## What is needed
Gather every line of the entries that includes the word "Emit".

-- START OF Given entries --

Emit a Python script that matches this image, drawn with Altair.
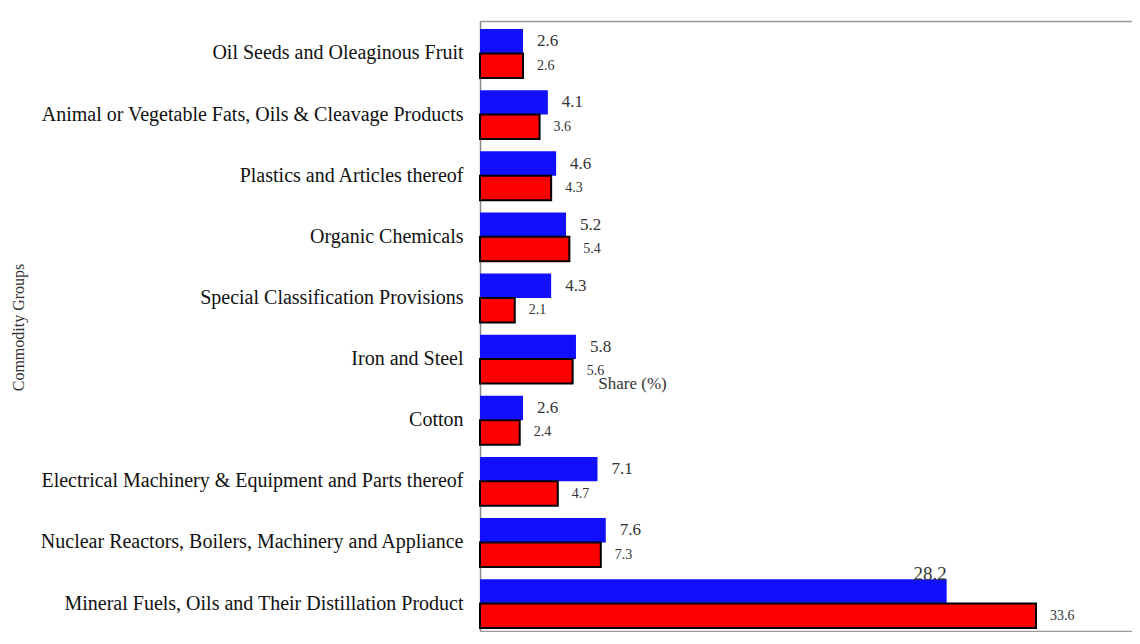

-- END OF Given entries --
-- START OF Given entries --

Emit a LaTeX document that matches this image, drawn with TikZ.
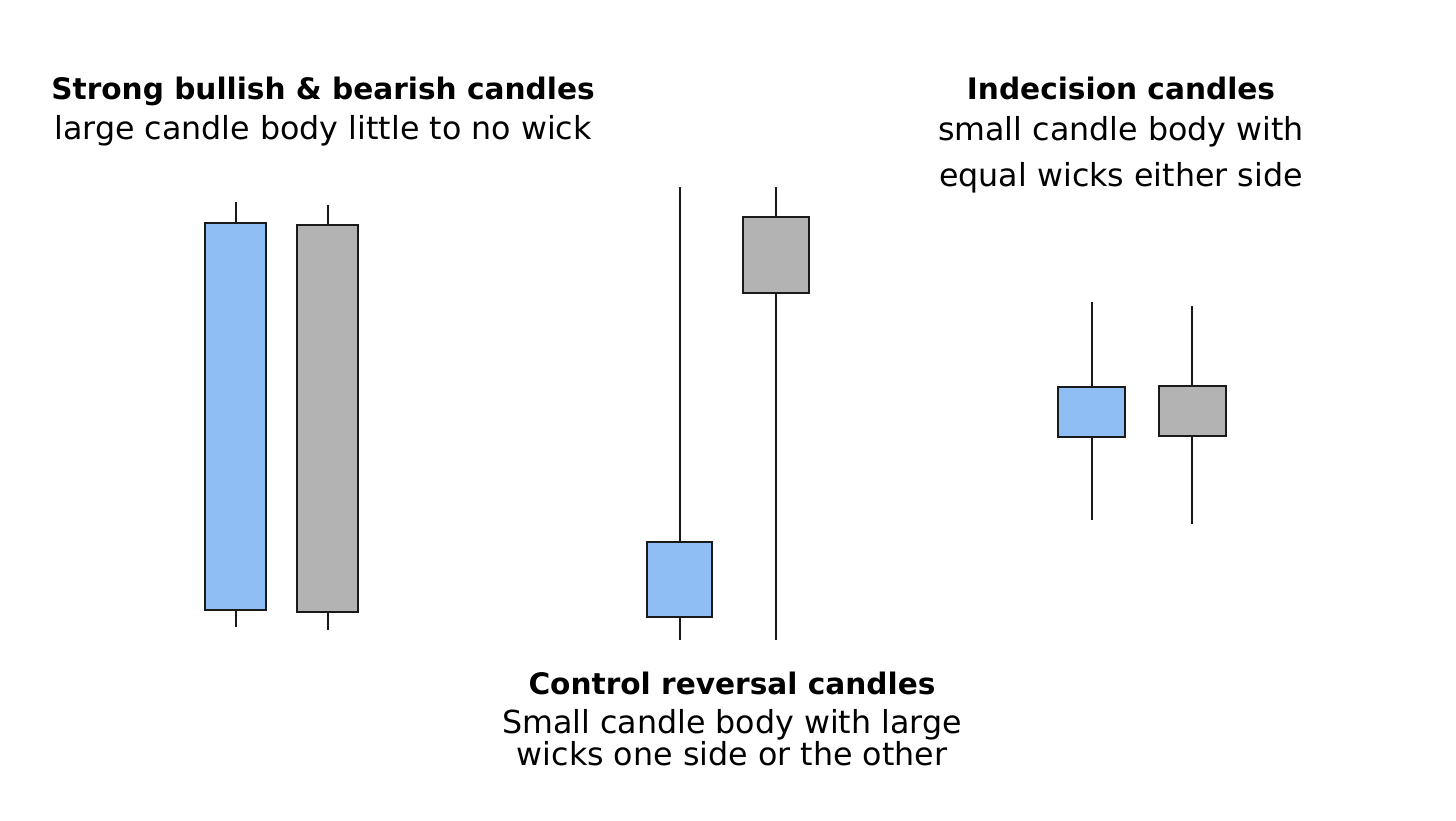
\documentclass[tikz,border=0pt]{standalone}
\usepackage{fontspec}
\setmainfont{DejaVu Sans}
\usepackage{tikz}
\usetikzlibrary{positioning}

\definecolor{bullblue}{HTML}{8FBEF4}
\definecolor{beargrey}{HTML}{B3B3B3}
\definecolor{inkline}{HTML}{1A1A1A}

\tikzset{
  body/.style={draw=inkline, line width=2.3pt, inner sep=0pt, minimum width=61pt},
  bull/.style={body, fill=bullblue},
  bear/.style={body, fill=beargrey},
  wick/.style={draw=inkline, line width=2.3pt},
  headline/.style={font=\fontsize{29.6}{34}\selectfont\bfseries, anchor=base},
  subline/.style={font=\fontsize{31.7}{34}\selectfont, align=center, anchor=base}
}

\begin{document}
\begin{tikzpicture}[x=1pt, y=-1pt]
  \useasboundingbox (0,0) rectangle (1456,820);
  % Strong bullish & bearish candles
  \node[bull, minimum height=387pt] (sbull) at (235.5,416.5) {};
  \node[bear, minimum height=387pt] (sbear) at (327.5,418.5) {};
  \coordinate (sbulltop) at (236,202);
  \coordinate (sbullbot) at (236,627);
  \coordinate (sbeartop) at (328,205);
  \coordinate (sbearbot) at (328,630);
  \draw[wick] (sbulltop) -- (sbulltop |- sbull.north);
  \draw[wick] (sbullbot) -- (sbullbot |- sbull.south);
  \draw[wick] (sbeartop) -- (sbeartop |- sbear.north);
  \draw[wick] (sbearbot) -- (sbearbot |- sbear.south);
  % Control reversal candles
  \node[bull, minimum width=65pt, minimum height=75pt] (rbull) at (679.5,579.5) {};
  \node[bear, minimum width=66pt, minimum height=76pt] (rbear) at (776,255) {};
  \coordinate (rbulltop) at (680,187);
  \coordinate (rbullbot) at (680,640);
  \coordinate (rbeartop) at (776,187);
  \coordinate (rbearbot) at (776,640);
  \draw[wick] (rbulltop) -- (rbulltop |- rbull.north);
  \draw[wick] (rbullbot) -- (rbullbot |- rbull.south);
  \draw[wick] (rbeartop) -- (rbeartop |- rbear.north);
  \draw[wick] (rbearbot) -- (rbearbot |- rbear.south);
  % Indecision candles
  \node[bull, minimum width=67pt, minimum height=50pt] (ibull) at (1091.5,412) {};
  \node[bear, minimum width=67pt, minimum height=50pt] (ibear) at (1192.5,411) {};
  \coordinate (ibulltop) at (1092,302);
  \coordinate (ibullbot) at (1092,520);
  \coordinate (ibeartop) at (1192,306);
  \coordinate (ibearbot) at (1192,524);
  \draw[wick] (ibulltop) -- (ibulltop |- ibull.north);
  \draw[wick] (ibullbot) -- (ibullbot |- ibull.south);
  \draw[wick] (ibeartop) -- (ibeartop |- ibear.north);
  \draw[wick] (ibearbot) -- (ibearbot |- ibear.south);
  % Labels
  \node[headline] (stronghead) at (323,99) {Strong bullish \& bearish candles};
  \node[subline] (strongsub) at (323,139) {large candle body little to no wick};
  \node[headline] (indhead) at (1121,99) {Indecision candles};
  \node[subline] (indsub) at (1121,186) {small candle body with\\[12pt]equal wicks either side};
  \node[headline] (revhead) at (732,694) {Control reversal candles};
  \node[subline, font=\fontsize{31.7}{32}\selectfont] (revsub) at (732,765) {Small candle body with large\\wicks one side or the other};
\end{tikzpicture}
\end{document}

-- END OF Given entries --

## Result
Emit a Python script that matches this image, drawn with Altair.
Emit a LaTeX document that matches this image, drawn with TikZ.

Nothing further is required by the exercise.